Porque é a primeira vez na história que todos os países em todos os continentes estão a viver a mesma realidade ao mesmo tempo. A primeira vez que todos sabemos como todos os outros se sentem, quais os seus medos e angústias, seja qual for o seu país, partido ou religião. A primeira vez que o individualismo, o egoísmo, as aparências, o ser melhor do que os outros, deixam de fazer sentido porque os outros não nos vêem e têm coisas mais importantes com que se preocupar. A primeira vez em que o que nos une é muito mais do que o que nos separa.

Esta pandemia é um problema de todos. Não é como a fome, que é um problema dos países pobres. Não é como a poluição, que é um problema dos que ainda não nasceram. Não é como a guerra, que é um problema de territórios longínquos. Tudo problemas dos outros, que vamos ouvindo nas notícias, distantes, impessoais. Problemas que acentuam a distância entre o “nós” e o “eles”. Nesta pandemia só há “nós”. E quando só há “nós”, há menos desconfiança, menos preconceito, menos competição. Quando só há “nós”, aprendemos a olhar os outros. A assegurar-lhes que existem. Que importam. Que estamos juntos.

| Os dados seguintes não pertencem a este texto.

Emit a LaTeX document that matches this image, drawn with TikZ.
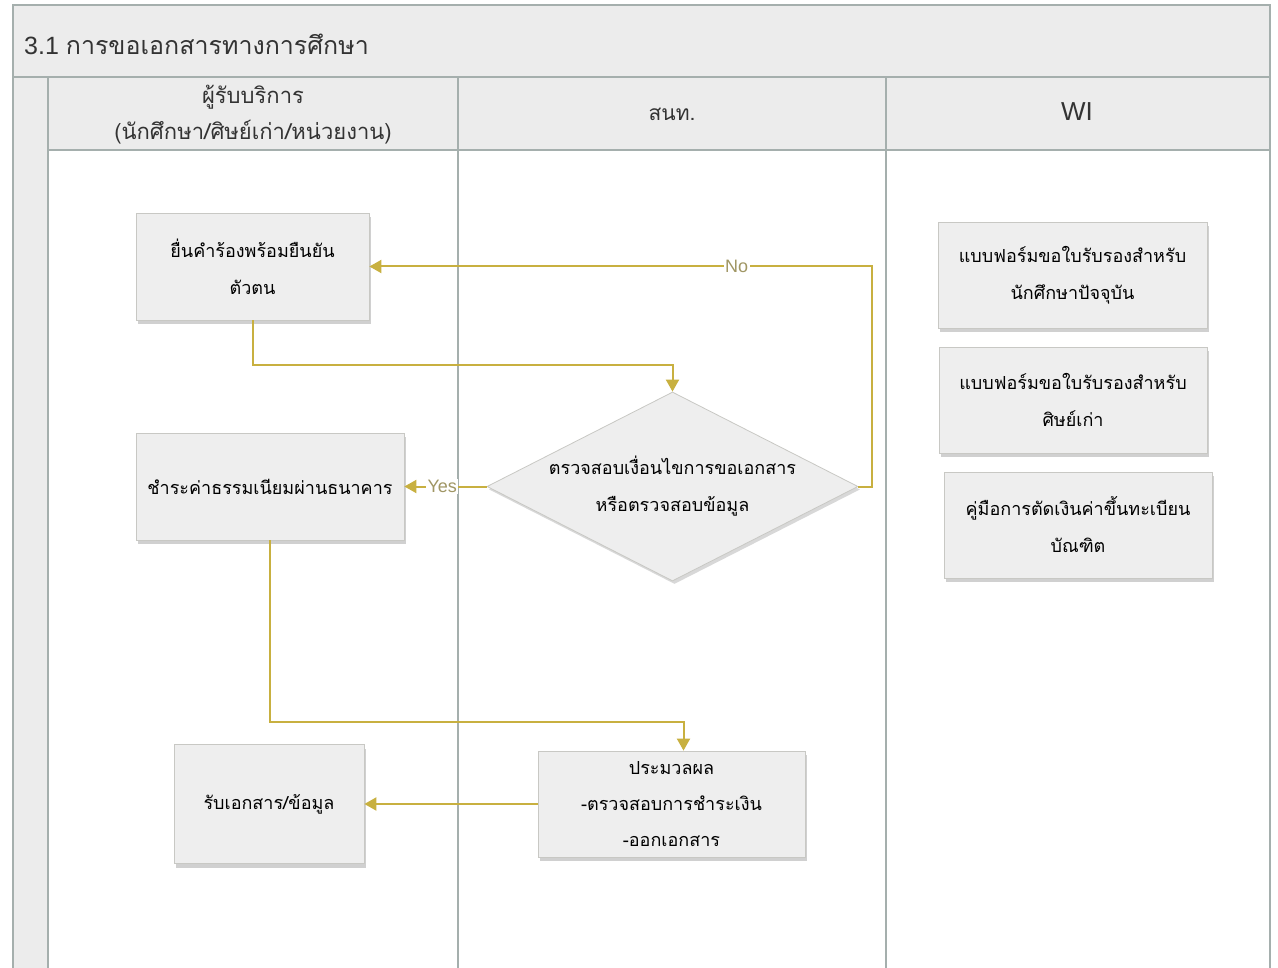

Não saber aproveitar esta oportunidade de mudança de paradigma será mais devastador para a nossa espécie do de qualquer pandemia.

3 opiniões sobre “Agora só há “nós”

  1. Ora nem mais. Uma reflexão que já me ocorrera quando ainda era um adolescente, depois de assistir ao filme “Armageddon” onde um grupo de heróis improváveis são cruciais para salvar a humanidade de uma catástrofe à escala global: Será preciso que aconteça algo do género na realidade, uma calamidade que afete toda a humanidade, para que nos unamos e cooperemos? Quem diria que esse dia chegaria, embora com um inimigo de dimensões muito menores, ao contrário do filme. Contudo, no filme, a ameaça é iminente. Na realidade atual, a ameaça é gradual, e nós humanos temos uma obstinada tendência para procrastinar até ser tarde demais, apesar de os factos sugerirem o contrário. Não só no caso em questão, mas também nos mais diversos problemas que provavelmente continuaremos a ignorar e a agravar quando tudo isto terminar (espero estar enganado). Tal como a prezada Filipa refere, esta é uma excelente oportunidade para parar para pensar, para revermos a nossa situação como civilização, ética, ecológica, económica, social e individualmente. Conseguiremos fazê-lo espontaneamente doravante, ou serão necessários mais “martelos invisíveis”?